— Start EXCERPTED RECORDS —

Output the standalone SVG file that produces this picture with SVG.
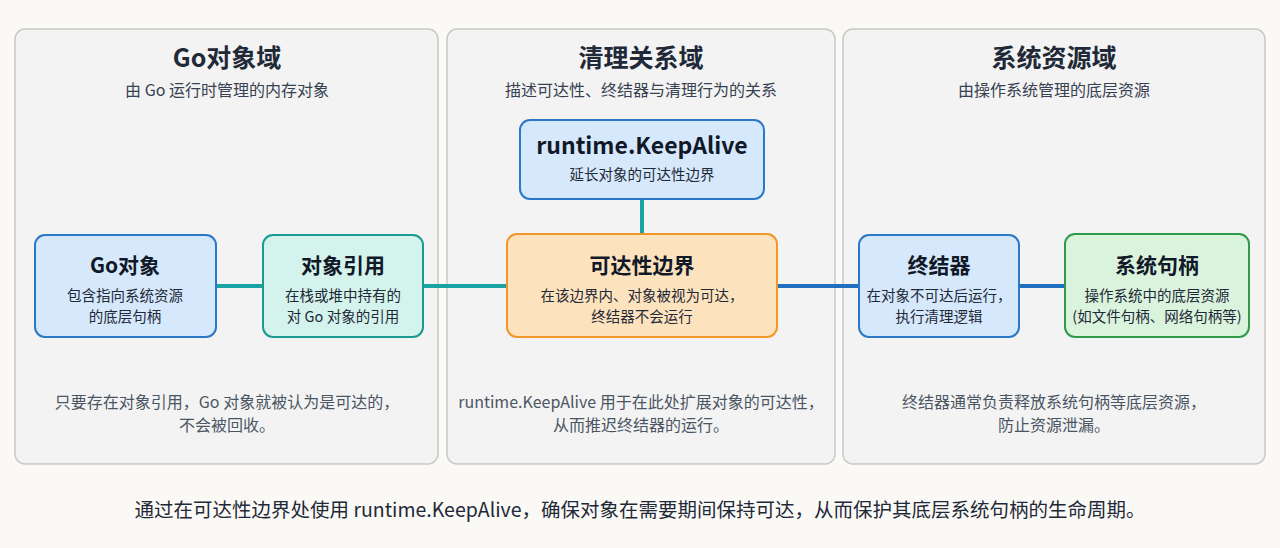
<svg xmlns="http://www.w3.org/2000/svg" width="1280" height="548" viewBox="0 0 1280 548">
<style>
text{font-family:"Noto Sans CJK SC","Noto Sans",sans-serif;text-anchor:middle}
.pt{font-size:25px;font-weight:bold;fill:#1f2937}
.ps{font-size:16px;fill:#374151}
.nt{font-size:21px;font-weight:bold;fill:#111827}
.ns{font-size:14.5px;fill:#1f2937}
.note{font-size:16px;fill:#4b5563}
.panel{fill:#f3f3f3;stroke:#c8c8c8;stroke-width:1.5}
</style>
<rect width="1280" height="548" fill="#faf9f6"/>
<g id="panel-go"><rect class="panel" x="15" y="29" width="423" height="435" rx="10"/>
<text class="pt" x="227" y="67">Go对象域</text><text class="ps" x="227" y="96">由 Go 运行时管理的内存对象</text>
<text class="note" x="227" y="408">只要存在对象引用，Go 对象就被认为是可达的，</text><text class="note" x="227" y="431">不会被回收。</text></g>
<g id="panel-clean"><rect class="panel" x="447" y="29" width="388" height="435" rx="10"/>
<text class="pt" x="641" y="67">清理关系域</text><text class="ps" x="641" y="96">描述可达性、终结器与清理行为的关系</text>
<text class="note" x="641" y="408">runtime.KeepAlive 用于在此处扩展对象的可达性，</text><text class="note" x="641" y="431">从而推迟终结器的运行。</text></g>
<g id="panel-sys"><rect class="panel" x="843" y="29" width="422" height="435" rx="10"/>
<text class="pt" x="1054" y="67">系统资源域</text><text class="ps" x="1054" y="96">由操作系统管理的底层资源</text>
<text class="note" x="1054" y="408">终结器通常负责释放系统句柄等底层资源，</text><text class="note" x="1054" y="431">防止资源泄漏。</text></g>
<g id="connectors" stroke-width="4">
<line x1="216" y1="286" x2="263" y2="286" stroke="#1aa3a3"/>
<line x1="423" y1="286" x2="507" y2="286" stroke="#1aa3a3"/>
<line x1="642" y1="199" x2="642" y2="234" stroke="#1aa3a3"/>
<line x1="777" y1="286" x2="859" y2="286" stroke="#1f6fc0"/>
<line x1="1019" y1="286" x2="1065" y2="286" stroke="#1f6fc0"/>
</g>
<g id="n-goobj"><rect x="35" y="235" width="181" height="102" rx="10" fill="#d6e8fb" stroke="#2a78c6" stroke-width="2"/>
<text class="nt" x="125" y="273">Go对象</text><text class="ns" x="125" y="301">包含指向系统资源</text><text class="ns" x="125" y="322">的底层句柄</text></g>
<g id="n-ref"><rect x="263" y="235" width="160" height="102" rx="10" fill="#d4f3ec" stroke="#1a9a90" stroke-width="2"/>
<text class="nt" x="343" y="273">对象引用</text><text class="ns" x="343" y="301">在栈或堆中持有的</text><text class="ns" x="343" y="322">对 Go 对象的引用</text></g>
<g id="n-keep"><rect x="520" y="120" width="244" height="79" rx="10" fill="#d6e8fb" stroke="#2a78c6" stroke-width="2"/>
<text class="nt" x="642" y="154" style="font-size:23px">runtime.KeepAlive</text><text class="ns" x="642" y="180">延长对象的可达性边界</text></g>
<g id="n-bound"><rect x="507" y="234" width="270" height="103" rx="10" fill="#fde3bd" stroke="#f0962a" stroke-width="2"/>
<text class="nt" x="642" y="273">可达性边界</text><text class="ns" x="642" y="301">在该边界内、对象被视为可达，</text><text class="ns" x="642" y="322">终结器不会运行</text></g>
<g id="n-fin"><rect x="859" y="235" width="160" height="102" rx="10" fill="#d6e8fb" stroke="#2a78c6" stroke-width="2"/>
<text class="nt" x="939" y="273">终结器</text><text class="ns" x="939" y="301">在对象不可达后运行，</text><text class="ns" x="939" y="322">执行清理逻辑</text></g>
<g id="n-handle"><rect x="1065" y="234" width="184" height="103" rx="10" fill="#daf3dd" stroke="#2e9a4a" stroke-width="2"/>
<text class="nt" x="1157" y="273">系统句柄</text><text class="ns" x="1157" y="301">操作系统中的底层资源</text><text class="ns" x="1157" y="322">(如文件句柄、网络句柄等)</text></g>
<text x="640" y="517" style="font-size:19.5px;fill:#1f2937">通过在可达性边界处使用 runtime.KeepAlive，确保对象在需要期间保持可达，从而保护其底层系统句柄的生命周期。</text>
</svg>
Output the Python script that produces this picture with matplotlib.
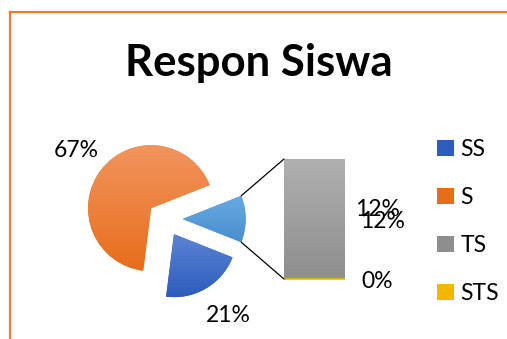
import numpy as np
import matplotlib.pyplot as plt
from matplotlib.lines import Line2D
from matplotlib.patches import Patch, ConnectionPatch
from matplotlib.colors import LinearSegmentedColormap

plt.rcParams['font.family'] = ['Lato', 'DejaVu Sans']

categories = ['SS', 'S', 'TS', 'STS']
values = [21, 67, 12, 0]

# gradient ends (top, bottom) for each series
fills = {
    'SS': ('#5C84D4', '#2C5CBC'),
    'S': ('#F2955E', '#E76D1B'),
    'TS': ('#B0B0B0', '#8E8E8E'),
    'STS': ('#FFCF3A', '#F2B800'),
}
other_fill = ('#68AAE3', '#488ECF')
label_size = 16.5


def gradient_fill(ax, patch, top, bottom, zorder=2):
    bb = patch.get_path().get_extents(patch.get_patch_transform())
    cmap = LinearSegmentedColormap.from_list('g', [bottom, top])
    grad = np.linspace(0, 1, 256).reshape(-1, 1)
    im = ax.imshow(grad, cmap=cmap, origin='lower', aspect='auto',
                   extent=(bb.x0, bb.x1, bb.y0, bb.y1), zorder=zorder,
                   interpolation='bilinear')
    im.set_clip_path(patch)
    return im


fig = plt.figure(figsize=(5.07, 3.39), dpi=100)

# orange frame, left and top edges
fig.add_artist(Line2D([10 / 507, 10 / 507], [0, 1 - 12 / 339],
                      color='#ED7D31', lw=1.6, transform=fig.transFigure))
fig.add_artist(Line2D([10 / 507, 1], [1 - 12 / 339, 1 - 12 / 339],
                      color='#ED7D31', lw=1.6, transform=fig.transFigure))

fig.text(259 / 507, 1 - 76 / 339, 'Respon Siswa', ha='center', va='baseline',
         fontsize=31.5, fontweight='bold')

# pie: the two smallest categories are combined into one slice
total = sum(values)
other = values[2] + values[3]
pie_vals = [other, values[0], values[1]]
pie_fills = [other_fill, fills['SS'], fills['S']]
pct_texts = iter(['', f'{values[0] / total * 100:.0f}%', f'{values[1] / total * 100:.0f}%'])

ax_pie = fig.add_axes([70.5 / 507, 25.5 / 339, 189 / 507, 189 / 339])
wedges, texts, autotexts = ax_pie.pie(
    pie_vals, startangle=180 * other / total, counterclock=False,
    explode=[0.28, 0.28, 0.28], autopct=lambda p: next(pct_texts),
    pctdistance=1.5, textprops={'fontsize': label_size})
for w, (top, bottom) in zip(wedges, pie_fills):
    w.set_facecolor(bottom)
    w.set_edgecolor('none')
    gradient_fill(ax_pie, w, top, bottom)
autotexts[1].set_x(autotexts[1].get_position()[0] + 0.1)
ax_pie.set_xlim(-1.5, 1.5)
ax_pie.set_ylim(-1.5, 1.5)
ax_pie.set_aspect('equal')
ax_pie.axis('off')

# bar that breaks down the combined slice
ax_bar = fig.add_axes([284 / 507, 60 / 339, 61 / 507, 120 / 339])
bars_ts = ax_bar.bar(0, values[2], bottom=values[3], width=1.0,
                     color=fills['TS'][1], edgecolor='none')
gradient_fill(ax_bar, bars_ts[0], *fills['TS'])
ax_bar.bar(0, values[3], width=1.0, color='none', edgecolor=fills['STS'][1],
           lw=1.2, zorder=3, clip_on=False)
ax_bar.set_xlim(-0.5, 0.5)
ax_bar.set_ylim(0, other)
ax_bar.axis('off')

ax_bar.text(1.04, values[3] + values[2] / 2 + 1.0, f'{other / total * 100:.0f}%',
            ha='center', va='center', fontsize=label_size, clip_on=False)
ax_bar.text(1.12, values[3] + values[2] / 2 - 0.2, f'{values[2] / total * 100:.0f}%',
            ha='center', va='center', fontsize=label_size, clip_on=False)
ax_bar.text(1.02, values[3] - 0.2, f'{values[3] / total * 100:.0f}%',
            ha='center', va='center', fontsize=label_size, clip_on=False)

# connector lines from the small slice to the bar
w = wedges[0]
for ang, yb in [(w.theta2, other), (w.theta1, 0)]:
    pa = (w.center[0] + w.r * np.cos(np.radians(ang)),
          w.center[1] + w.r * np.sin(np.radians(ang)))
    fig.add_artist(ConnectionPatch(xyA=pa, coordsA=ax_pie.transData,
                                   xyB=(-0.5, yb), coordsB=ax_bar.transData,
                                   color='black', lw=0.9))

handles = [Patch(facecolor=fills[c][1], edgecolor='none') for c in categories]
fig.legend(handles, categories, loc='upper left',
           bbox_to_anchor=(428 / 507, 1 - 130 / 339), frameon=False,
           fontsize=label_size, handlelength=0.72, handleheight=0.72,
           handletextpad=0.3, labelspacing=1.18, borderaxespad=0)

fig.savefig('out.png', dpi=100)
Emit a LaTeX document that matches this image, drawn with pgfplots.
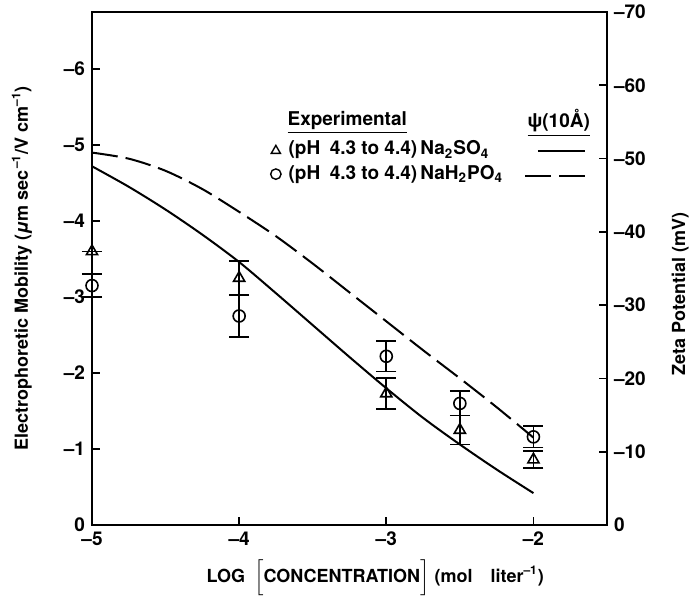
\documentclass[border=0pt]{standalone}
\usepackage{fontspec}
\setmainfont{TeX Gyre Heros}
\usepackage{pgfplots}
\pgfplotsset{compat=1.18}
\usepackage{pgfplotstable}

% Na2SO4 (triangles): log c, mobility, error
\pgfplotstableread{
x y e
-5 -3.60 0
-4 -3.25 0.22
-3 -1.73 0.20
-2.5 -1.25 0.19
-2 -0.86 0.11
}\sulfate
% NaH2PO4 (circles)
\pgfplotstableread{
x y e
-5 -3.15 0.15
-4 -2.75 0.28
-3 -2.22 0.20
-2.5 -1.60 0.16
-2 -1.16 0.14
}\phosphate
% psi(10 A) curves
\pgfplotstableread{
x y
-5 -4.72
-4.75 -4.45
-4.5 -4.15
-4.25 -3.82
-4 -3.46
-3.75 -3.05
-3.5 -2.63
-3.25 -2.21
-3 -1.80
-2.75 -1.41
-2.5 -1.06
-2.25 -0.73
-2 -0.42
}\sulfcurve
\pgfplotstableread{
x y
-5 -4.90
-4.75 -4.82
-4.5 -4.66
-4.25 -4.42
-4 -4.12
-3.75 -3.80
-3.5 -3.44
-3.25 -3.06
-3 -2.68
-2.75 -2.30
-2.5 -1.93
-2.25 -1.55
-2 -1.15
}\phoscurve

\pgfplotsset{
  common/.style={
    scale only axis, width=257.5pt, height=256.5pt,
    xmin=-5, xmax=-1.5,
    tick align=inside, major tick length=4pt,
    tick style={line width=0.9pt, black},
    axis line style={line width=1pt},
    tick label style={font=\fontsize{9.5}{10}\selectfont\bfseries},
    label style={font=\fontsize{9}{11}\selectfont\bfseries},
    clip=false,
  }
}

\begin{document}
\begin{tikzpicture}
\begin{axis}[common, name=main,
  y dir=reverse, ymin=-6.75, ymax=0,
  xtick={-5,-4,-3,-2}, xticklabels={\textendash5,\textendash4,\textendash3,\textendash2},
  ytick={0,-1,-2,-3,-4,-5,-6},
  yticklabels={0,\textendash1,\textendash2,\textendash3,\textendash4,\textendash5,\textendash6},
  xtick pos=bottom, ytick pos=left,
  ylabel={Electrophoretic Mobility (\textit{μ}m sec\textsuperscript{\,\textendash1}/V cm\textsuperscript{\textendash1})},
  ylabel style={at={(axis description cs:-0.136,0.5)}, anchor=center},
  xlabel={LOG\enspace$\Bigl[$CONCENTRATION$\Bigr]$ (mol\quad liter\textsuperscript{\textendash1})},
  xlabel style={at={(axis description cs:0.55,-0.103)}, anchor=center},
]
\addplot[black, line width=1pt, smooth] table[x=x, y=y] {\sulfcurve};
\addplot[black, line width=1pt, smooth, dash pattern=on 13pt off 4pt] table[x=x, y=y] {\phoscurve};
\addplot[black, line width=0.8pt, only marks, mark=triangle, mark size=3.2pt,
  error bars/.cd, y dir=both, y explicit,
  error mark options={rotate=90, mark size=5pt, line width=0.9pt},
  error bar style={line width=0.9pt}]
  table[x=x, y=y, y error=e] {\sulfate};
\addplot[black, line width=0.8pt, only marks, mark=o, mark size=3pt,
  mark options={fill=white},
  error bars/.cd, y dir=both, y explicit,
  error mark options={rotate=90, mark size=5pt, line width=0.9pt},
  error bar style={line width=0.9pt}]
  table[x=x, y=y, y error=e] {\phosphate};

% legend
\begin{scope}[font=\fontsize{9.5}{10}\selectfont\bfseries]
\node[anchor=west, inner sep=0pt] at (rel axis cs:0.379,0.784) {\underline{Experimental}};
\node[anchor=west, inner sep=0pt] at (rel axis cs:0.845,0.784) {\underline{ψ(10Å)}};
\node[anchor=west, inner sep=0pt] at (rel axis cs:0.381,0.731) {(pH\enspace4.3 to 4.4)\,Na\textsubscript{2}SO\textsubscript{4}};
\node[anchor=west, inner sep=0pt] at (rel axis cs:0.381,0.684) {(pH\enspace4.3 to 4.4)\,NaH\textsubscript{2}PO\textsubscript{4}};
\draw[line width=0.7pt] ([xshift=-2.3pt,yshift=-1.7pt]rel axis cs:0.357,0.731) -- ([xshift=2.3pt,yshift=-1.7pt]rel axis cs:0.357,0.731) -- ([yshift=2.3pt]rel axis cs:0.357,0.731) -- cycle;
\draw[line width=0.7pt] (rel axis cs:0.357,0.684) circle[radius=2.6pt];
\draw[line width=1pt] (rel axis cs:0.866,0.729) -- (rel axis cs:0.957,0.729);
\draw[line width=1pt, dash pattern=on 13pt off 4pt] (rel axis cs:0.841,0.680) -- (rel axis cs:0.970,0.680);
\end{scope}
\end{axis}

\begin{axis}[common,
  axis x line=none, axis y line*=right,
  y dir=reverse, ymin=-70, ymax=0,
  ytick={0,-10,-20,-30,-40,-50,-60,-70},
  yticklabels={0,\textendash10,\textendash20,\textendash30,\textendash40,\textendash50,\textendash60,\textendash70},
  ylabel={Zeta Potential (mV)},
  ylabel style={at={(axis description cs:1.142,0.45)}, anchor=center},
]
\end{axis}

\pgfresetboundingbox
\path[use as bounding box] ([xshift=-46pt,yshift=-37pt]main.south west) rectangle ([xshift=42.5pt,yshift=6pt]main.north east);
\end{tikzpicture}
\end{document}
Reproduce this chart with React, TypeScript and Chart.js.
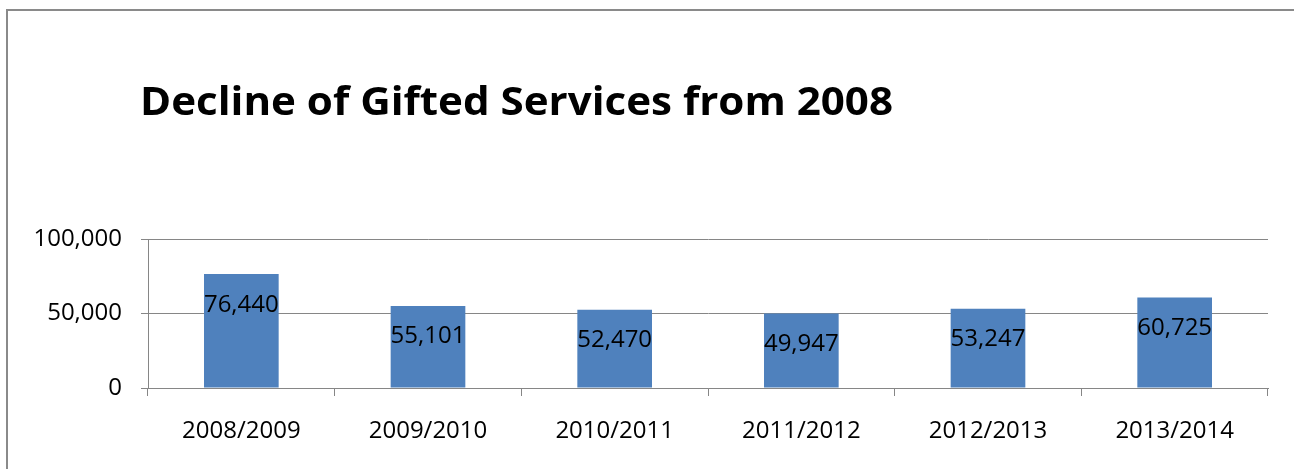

— End EXCERPTED RECORDS —

▶ [EXERCISE]
Your job is to reproduce the lines from the one with "Output the Python" through the one with "plt.rcParams['font.family'] = ['Lato', 'DejaVu", both kept, exactly as they are. Leave out the pictures.

▶ [SOLUTION BELOW]
Output the Python script that produces this picture with matplotlib.
import numpy as np
import matplotlib.pyplot as plt
from matplotlib.lines import Line2D
from matplotlib.patches import Patch, ConnectionPatch
from matplotlib.colors import LinearSegmentedColormap

plt.rcParams['font.family'] = ['Lato', 'DejaVu Sans']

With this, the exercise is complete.